Plan Activities Around Wineries
Don’t just go from winery to winery, making stops in-between that offer something for your kids to do helps to break up the day while also feeding their interests. There are typically so many things to do beyond the vines in wine country. From hiking, biking, exploring museums or national parks to touring working farms.
I recommend visiting one or two wineries in the morning, then having lunch and doing a hike or other activity. If you’re up for one more winery in the afternoon, then go for it.
Depending on how early your crew wakes up, another option is to do an activity in the morning such as a hike through the hills of wine country, hit a winery for a tasting and picnic lunch. Then visit one more winery before you head out for a late afternoon activity. Take a peek at some of our ideas for things to do with tweens and teens in Sonoma.
TIP: Don’t push the number of wineries you visit in a day though. Three to four should be around the max.
Pack Your Own Activities
Assuming there are not other activities at the winery specifically for kids, bring crayons and coloring books. My girls loved coloring the maps of the Barolo wine regions when we were in Piedmont. A lot of wineries will have these types of things on hand for kids, but others won’t so be prepared.
Encourage Participation and Learning
Encourage your kids to learn about the wine making process, after all wine was first grape juice.
The entire wine making process is a really an interesting science experiment if you think about how it all takes place. From growing the grapes, to pressing the juices, to removing the stems and skins, to naturally occurring yeasts on the grape skins fermenting the juices into wine. And, then how the Oak barrels or steal tanks impact its smell and taste. There is a lot of science going on here that kids can better understand when they’re seeing the vineyards and equipment in real time.
Something else I encourage parents to do is to talk about wine and the effects it can have on people – both good and bad.
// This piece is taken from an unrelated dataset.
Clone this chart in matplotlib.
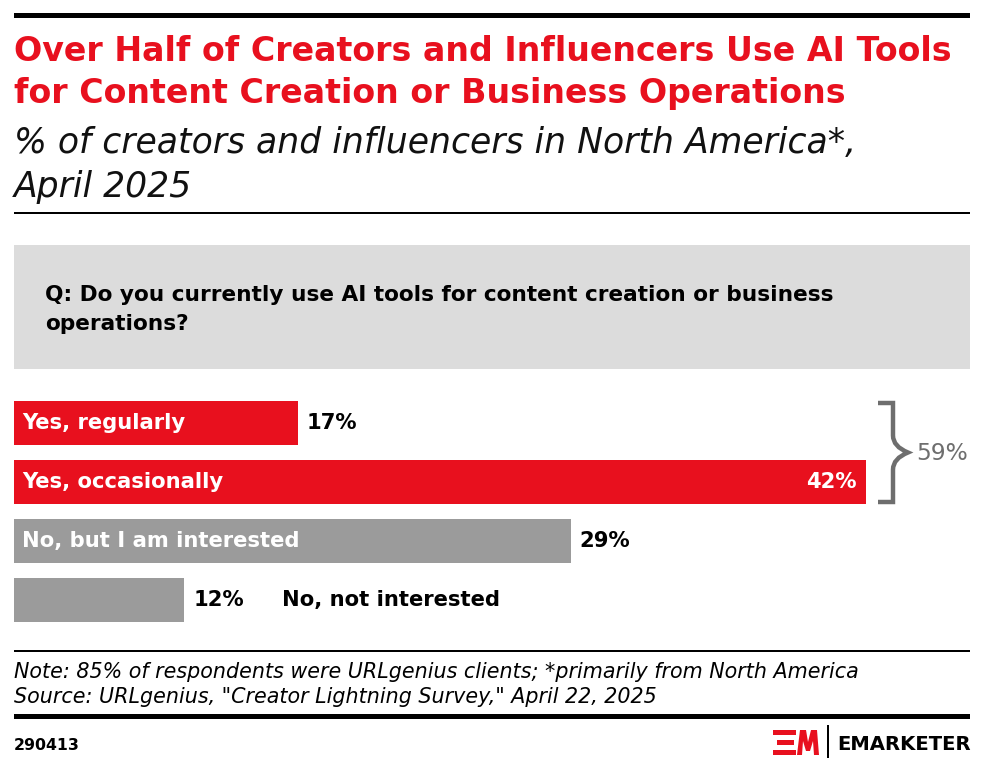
import matplotlib
matplotlib.use("Agg")
import matplotlib.pyplot as plt
from matplotlib.patches import Rectangle, Polygon, PathPatch
from matplotlib.path import Path

# ---------------- data ----------------
categories = ["Yes, regularly", "Yes, occasionally", "No, but I am interested", "No, not interested"]
values = [17, 42, 29, 12]
bar_colors = ["#e8101e", "#e8101e", "#9b9b9b", "#9b9b9b"]
combined_label = "59%"

title_lines = ["Over Half of Creators and Influencers Use AI Tools",
               "for Content Creation or Business Operations"]
subtitle_lines = ["% of creators and influencers in North America*,", "April 2025"]
question_lines = ["Q: Do you currently use AI tools for content creation or business",
                  "operations?"]
note_text = "Note: 85% of respondents were URLgenius clients; *primarily from North America"
source_text = "Source: URLgenius, \"Creator Lightning Survey,\" April 22, 2025"
chart_id = "290413"

RED = "#e8101e"
GRAY_TXT = "#6e6e6e"
BODY = "DejaVu Sans"

W, H = 985, 770
fig = plt.figure(figsize=(W / 100, H / 100), dpi=100)
fig.patch.set_facecolor("white")
renderer = fig.canvas.get_renderer()


def fit(texts, ref, target_px):
    """Scale font size of texts so that ref text spans target_px."""
    w = ref.get_window_extent(renderer).width
    s = ref.get_fontsize() * target_px / w
    for t in texts:
        t.set_fontsize(s)


# decoration axes in pixel coordinates
deco = fig.add_axes([0, 0, 1, 1], zorder=0)
deco.set_xlim(0, W)
deco.set_ylim(H, 0)
deco.axis("off")

# top thick rule
deco.add_patch(Rectangle((14, 13), 956, 5, color="black", lw=0))
# title
tt = [deco.text(14, 61 + i * 42, t, color=RED, fontsize=22, fontweight="bold",
                family="DejaVu Sans", va="baseline", ha="left")
      for i, t in enumerate(title_lines)]
fit(tt, tt[0], 934)
st = [deco.text(14, 153 + i * 44, t, color="#111111", fontsize=24,
                style="italic", family="DejaVu Sans", va="baseline", ha="left")
      for i, t in enumerate(subtitle_lines)]
fit(st, st[0], 842)
deco.add_patch(Rectangle((14, 212), 956, 1.5, color="black", lw=0))

# question box
deco.add_patch(Rectangle((14, 245), 956, 124, color="#dcdcdc", lw=0))
qt = [deco.text(45, 301 + i * 29, t, color="black", fontsize=15, fontweight="bold",
                family=BODY, va="baseline", ha="left")
      for i, t in enumerate(question_lines)]
fit(qt, qt[0], 791)

# bracket
bx0, bx1, btip = 878, 893, 908
by0, by1 = 403, 502
bmid = (by0 + by1) / 2
verts = [(bx0, by0), (bx1, by0), (bx1, bmid - 17),
         (bx1, bmid - 6), (btip, bmid),
         (bx1, bmid + 6), (bx1, bmid + 17),
         (bx1, by1), (bx0, by1)]
codes = [Path.MOVETO, Path.LINETO, Path.LINETO,
         Path.CURVE3, Path.CURVE3,
         Path.CURVE3, Path.CURVE3,
         Path.LINETO, Path.LINETO]
deco.add_patch(PathPatch(Path(verts, codes), fill=False, ec=GRAY_TXT, lw=3.2,
                         joinstyle="miter", capstyle="butt"))
ct = deco.text(916, bmid + 1, combined_label, color=GRAY_TXT, fontsize=17, family=BODY,
               va="center", ha="left")
fit([ct], ct, 52)

# footer
deco.add_patch(Rectangle((14, 650), 956, 1.5, color="black", lw=0))
ft = [deco.text(14, 678, note_text, fontsize=13, style="italic", family=BODY,
                va="baseline", ha="left"),
      deco.text(14, 703, source_text, fontsize=13, style="italic", family=BODY,
                va="baseline", ha="left")]
fit(ft, ft[0], 839)
deco.add_patch(Rectangle((14, 714), 956, 5, color="black", lw=0))
idt = deco.text(14, 750, chart_id, fontsize=11, fontweight="bold", family=BODY,
                va="baseline", ha="left")
fit([idt], idt, 66)

# logo
deco.add_patch(Rectangle((773, 730), 23, 5, color=RED, lw=0))
deco.add_patch(Rectangle((777, 740), 17, 5, color=RED, lw=0))
deco.add_patch(Rectangle((773, 750), 23, 5, color=RED, lw=0))
deco.add_patch(Polygon([(797, 755), (800, 730), (806, 730), (808, 742), (811, 730),
                        (817, 730), (819, 755), (814, 755), (813, 741), (810, 751),
                        (806, 751), (803, 741), (802, 755)], closed=True, color=RED, lw=0))
deco.add_patch(Rectangle((827, 725), 1.5, 33, color="black", lw=0))
lt = deco.text(837, 750, "EMARKETER", fontsize=13, fontweight="bold", family=BODY,
               va="baseline", ha="left")
fit([lt], lt, 133)

# ---------------- bars ----------------
px_per_unit = 22.72
x_left = 4.5
ax_l, ax_r = 14, 970
pitch = 59
y_top = 423 - pitch / 2
y_bot = 600 + pitch / 2
ax = fig.add_axes([ax_l / W, 1 - y_bot / H, (ax_r - ax_l) / W, (y_bot - y_top) / H], zorder=1)
ax.patch.set_alpha(0)
ax.set_xlim(x_left, x_left + (ax_r - ax_l) / px_per_unit)
ax.set_ylim(len(values) - 0.5, -0.5)
ax.axis("off")

ypos = list(range(len(values)))
ax.barh(ypos, values, height=44 / pitch, color=bar_colors, left=0)

off = 9 / px_per_unit
bar_texts = []
ref_text = None
for i, (c, v) in enumerate(zip(categories, values)):
    lab = f"{v}%"
    kw = dict(fontsize=16, fontweight="bold", family=BODY, va="center")
    if i == 3:
        bar_texts.append(ax.text(v + off, i, lab, color="black", ha="left", **kw))
        bar_texts.append(ax.text(v + 98 / px_per_unit, i, c, color="black", ha="left", **kw))
    else:
        t = ax.text(x_left + 8 / px_per_unit, i, c, color="white", ha="left", **kw)
        bar_texts.append(t)
        if i == 2:
            ref_text = t
        if i == 1:
            bar_texts.append(ax.text(v - off, i, lab, color="white", ha="right", **kw))
        else:
            bar_texts.append(ax.text(v + off, i, lab, color="black", ha="left", **kw))
fit(bar_texts, ref_text, 278)

fig.savefig("out.png", dpi=100, facecolor="white")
At our house, wine isn’t taboo. Our kids sniff, swirl and learn about different types of grapes. (Yes, I’m a total cork dork! A name both my kids have adopted.) This is a great time to discuss how wine has a lot of health benefits, but if you have to much it can lead to poor choices and negative health benefits. Everything in moderation.
Create an Activity
One of my favorite things to do with my kids is to give them a job. They both love to take photos so I give them each a camera to capture what they see and are learning. It’s fun to see a process I know and study through their eyes…it also helps them to pay more attention during the tours. My youngest was the best when we were in Hawaii touring Maui Wine when she helped clarify a few points I had missed in my notes.
The Fail Safe in Your Back Pocket
If all else fails, devices can be used. I’m rarely, if ever the parent who gives her kids a phone to play with when we’re out and about. It honestly drives me crazy to see kids doing this…but I have allowed them to play on the iPad at a few wineries in Italy and there was NOTHING for them to do but sit there. It’s ok if it’s every once in a while. Moderation is everything…
Hiring a babysitter is always an option. I have personally never hired a babysitter when we’re traveling – unless we are with someone who knows the sitter – simply because I am overprotective, or rather paranoid as The Husband calls it.
If you’re not as paranoid as me, there are services you can use to find a sitter. Care.com is one I have used to find sitters at home. They do a lot of the pre-screening and background checks for you so you should be getting a qualified person. (For some reason I’m still too parodied to use it when I’m traveling.)
Another option is to ask your concierge for recommendations and/or if your hotel or resort has a babysitting service. Kids Club’s usually are not a viable option as you have to be on the property when your kids are there.
Another option is to travel with a sitter that you personally know. Your nanny, regular sitter, a grandparent, aunt, friend, etc. Again, I haven’t done this simply because it’s an added cost AND an added person to engage with during a vacation. Have you taken someone with you on your holiday simply to watch your kids? I would love to know your thoughts on this.
Don’t drink to where you’re not cool to be around your kids. Split tastings with other adults and pace yourself, it’s a marathon not a race. And, remember, you’re still the parent so you need to act like it.
Know When to Quit
Be prepared to bail if your kids are being more annoying than the tipsy bachelorette party at the tasting bar. Or, if the environment is not conducive to your little ones. Remember, you want them to have a good time too!
Safety Comes First
If you’re driving, have a designated driver or hire a driver. Be safe.